Introduction of radio
It was not until World War II that Zambia, then Northern Rhodesia, acquired a radio service. In 1941 the Government's Information Department installed a 300 watt transmitter in Lusaka, the capital. Known as Radio Lusaka, this station was built for the purpose of disseminating war-related information. From the outset, the Lusaka station addressed programs to Africans in their own languages, becoming the pioneer in the field of local vernacular broadcasting in Africa. In 1945, Harry Franklin, Director of the Information Department,  proposed that Radio Lusaka be developed into a fully-fledged station broadcasting exclusively to Africans. Since Northern Rhodesia could not afford such a specialized service on its own, the administrations of Southern Rhodesia and Nyasaland were persuaded to share in the operating costs, while the British Government agreed to provide capital funds. Thus, the Central African Broadcasting Station (CABS) came into being.

Among the by-products of this effort were the world's most extensive collection of ethnic African music, and a breakthrough in that most formidable barrier to audience growth, the lack of a receiver which Africans could afford to buy. Franklin tried for three years in the late 1940s to persuade British manufacturers that a potential mass market existed among Africans for a very simple inexpensive battery operated short wave receiver, in the era before transistors, before finally persuading a battery company to invest in the research and development of the idea. One of the early models was mounted experimentally in a 9-inch diameter aluminum housing originally intended as a saucepan. Thus was born in 1949 the famous "Saucepan Special", a 4-tube tropicalized short wave receiver. This succeeded even beyond Franklin's expectations. It cost five pounds Sterling, and the battery, which lasted 300 hours, an additional one-pound five shillings. Within the first three months 1,500 of the Saucepan Specials had been sold, and in the next few years, 50,000 sets were imported.
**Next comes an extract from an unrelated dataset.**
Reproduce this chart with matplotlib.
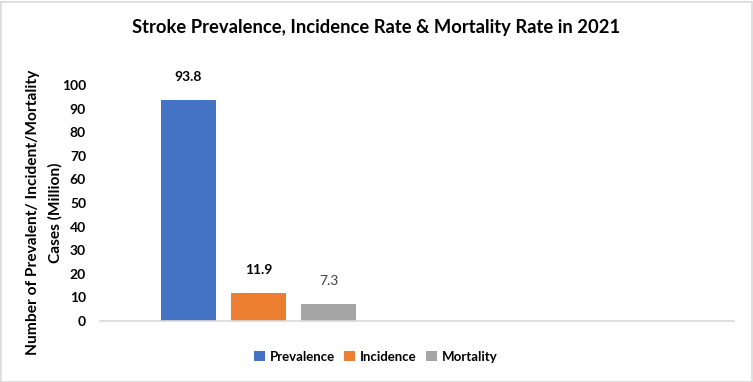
import matplotlib
matplotlib.use("Agg")
import matplotlib.pyplot as plt
from matplotlib.patches import Rectangle

series = ["Prevalence", "Incidence", "Mortality"]
values = [93.8, 11.9, 7.3]
labels = ["93.8", "11.9", "7.3"]
colors = ["#4472C4", "#ED7D31", "#A5A5A5"]
yticks = [0, 10, 20, 30, 40, 50, 60, 70, 80, 90, 100]

plt.rcParams['font.family'] = ['Lato', 'DejaVu Sans']

W, H = 753, 382
fig = plt.figure(figsize=(W / 100, H / 100), dpi=100)
fig.patch.set_facecolor("white")
fig.add_artist(Rectangle((0.5 / W, 0.5 / H), 1 - 2 / W, 1 - 2 / H, transform=fig.transFigure,
                         fill=False, edgecolor="#D9D9D9", linewidth=1.2))

ax = fig.add_axes([100 / W, 1 - 321 / H, 634 / W, (321 - 85) / H])
ax.set_ylim(0, 100)
ax.set_xlim(-0.5, 1.5)

bw = 0.1757
step = 0.2208
for i, (s, v, c, lab) in enumerate(zip(series, values, colors, labels)):
    x = (i - 1) * step
    ax.bar(x, v, width=bw, color=c, label=s, zorder=2)
    bold = i < 2
    ax.annotate(lab, (x, v), xytext=(0, 12), textcoords="offset points", ha="center", va="bottom",
                fontsize=10, fontweight="bold" if bold else "normal",
                color="black" if bold else "#404040")

ax.set_yticks(yticks)
ax.set_yticklabels([str(t) for t in yticks], fontsize=10, fontweight="bold")
ax.tick_params(axis="y", length=0, pad=10)
ax.set_xticks([])
for sp in ["top", "right", "left"]:
    ax.spines[sp].set_visible(False)
ax.spines["bottom"].set_color("#D9D9D9")
ax.spines["bottom"].set_linewidth(1.2)

fig.text(376 / W, 1 - 28 / H, "Stroke Prevalence, Incidence Rate & Mortality Rate in 2021",
         ha="center", va="center", fontsize=13.2, fontweight="bold")

fig.text(33 / W, 1 - 212 / H, "Number of Prevalent/ Incident/Mortality", rotation=90,
         ha="center", va="center", fontsize=11.2, fontweight="bold")
fig.text(55 / W, 1 - 213 / H, "Cases (Million)", rotation=90,
         ha="center", va="center", fontsize=11.2, fontweight="bold")

fig.legend(loc="center", bbox_to_anchor=(376 / W, 1 - 357 / H), ncol=3, frameon=False,
           prop={"weight": "bold", "size": 9.5}, handlelength=0.8, handleheight=0.8,
           handletextpad=0.4, columnspacing=0.7)

fig.savefig("out.png", dpi=100)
Franklin had hopes of capitalising on a world market for the sets, but within a few years the transistor radio came into mass production and so turned his brainchild into a mere historical curiosity.

Federation
In 1953, the Federation of Rhodesia and Nyasaland was established, with Salisbury, Southern Rhodesia (now Harare, Zimbabwe) as its capital, and the Southern Rhodesian Broadcasting Service, which catered for European listeners, became the Federal Broadcasting Service (FBS). The CABS, still based in Lusaka, continued to use African languages as well as English.

In 1955, a Federal Commission of Enquiry into the organisation of broadcasting in the Federation proposed the creation of a new broadcasting organisation, to be called the "Rhodesia and Nyasaland Broadcasting Corporation", which was to be established in 1956. However, it was not until 1958 that the FBS and CABS would be merged into  the Federal Broadcasting Corporation (FBC).
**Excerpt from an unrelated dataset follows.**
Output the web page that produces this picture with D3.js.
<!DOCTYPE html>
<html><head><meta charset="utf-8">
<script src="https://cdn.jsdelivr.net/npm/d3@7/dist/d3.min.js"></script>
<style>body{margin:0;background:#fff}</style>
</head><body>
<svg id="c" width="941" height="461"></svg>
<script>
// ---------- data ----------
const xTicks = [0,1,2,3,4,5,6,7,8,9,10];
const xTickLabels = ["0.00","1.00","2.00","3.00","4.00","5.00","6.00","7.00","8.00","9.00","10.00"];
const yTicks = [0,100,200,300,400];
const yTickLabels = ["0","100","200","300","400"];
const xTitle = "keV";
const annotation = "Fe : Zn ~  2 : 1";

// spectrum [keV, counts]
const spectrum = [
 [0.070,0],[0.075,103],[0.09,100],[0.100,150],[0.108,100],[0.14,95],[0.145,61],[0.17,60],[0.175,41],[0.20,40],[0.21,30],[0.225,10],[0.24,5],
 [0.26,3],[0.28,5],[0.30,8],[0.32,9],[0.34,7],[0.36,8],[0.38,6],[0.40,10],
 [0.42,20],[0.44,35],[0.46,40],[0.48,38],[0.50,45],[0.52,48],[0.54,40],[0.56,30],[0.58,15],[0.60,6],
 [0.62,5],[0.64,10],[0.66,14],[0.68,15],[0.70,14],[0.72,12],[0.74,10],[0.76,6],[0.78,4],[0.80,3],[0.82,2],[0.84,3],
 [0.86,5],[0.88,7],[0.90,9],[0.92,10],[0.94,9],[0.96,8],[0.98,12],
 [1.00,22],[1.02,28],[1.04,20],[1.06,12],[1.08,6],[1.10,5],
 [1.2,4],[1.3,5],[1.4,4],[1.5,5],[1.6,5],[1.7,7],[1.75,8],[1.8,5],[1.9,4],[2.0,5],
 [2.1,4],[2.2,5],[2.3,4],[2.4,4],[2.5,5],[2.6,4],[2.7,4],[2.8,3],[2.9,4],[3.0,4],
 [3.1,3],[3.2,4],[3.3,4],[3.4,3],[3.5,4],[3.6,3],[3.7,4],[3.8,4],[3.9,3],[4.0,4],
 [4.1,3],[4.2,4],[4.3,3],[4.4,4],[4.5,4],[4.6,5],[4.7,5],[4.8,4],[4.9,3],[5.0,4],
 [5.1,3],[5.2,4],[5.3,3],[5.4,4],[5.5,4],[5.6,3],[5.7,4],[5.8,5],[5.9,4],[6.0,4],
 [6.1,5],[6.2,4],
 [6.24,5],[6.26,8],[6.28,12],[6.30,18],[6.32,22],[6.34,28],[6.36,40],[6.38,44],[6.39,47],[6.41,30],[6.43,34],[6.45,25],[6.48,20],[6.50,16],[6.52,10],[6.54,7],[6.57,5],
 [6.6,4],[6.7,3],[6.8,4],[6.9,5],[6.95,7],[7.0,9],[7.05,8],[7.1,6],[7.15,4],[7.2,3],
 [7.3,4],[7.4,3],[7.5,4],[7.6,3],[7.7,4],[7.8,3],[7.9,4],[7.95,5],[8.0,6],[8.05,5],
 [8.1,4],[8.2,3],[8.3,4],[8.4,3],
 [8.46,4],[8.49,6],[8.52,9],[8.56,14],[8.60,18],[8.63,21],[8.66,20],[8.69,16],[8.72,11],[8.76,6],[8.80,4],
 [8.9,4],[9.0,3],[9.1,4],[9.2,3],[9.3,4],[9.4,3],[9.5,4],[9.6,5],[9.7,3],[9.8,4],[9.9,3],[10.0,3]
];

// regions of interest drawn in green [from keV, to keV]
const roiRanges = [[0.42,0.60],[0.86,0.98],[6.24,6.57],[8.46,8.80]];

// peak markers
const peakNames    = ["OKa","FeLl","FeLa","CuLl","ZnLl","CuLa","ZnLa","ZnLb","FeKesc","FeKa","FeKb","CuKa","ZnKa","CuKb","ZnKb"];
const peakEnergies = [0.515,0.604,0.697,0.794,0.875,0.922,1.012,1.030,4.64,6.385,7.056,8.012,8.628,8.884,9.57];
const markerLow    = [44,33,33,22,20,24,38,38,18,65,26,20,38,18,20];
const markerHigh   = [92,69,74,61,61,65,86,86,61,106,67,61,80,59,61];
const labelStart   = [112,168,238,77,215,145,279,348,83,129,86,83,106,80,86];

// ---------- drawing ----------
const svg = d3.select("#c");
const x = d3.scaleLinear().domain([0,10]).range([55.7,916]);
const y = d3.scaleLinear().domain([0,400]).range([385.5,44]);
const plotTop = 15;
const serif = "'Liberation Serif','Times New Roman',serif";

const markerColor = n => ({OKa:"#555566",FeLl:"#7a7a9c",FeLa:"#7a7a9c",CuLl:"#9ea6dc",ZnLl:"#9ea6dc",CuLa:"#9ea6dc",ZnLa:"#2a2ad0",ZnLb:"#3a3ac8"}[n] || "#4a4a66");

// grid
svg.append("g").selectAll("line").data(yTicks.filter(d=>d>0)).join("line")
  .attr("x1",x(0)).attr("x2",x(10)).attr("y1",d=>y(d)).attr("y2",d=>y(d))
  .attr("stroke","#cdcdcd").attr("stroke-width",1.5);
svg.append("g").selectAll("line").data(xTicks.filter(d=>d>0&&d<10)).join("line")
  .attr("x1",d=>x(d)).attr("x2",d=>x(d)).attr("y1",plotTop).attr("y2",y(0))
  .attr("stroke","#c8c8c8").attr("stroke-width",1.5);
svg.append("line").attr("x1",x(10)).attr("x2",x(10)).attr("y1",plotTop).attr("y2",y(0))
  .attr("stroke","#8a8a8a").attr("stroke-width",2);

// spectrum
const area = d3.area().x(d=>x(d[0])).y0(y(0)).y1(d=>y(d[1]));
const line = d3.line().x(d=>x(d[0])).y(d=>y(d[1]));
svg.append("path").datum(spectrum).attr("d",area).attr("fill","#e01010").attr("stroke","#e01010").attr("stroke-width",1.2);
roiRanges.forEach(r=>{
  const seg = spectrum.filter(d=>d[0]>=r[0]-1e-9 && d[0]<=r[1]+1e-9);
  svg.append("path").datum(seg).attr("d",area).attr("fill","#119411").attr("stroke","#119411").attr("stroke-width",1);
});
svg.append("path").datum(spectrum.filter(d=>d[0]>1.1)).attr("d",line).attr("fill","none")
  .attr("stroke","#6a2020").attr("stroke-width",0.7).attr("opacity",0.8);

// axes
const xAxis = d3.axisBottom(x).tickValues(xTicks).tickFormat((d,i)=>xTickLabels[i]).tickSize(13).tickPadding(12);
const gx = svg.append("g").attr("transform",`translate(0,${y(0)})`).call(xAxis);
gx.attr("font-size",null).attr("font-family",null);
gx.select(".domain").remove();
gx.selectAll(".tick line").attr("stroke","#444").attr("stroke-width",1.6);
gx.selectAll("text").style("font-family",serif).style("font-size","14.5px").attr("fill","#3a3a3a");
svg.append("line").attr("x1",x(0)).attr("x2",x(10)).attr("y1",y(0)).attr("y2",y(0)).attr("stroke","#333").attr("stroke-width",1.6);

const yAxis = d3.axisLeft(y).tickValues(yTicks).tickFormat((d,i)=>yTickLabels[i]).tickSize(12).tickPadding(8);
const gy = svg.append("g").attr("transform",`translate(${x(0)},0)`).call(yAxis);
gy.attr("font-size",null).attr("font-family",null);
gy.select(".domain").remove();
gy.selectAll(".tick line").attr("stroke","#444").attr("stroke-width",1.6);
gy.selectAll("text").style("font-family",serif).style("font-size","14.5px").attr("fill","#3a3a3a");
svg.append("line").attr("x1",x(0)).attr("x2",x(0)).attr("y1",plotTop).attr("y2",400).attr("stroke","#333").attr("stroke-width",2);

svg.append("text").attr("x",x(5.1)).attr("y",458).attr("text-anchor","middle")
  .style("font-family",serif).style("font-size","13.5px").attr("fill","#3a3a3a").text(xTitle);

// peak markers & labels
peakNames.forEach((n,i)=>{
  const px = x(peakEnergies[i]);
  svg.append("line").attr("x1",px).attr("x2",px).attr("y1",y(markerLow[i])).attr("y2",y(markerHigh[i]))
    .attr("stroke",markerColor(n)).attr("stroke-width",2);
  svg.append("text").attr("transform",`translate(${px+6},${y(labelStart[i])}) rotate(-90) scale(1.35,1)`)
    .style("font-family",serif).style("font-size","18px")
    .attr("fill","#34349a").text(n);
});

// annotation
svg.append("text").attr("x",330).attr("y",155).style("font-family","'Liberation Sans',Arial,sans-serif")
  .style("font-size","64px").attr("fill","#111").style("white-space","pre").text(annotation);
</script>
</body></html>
Introduction of television
In 1961, a television service, which had been introduced in the Salisbury and Bulawayo areas, became available in the Copper Belt of Northern Rhodesia. Operated by Rhodesia Television (RTV), the service's headquarters later moved to Lusaka.

Independence
However, disagreements between the three constituent territories of the Federation led to its break-up in 1964, after which Northern Rhodesia and Nyasaland would gain independence as Zambia and Malawi. The former FBC station in Lusaka became the Northern Rhodesia Broadcasting Corporation, which following independence later that year, was renamed the Zambia Broadcasting Corporation (ZBC). This, in turn, was succeeded by the Zambia Broadcasting Service (ZBS) in 1966. In the same year, the government also took control of television services, with Television Zambia becoming part of the ZBS in 1967. At the end of 1988, the ZBS was replaced by the Zambia National Broadcasting Corporation (ZNBC), a government department under the Ministry of Information, Broadcasting and Tourism.

Broadcasting services

There are three domestic services. Radio 1 is carried over 8 FM transmitters, broadcasting in the seven major languages of Bemba, Nyanja, Lozi, Tonga, Kaonde, Lunda and Luvale. These are used in rotation to ensure a prime time audience for each group. Radio 2 is also broadcast by 8 FM transmitters in English, while Radio 4 is broadcast in English over 5 FM transmitters. The now defunct Radio 3 was the international service. Used mainly by liberation movements in other countries in the region, it closed in 1992, having been considered to have outlived its usefulness.

Programs include news, public affairs, light entertainment, sport, religion and education. School broadcasts are carried during school semesters. Agricultural programs for farmers cover all the country areas. Listening is encouraged by free provision of receivers for farm radio forums, of which there are more than 600. An annual licence fee is payable but many receivers are not licensed.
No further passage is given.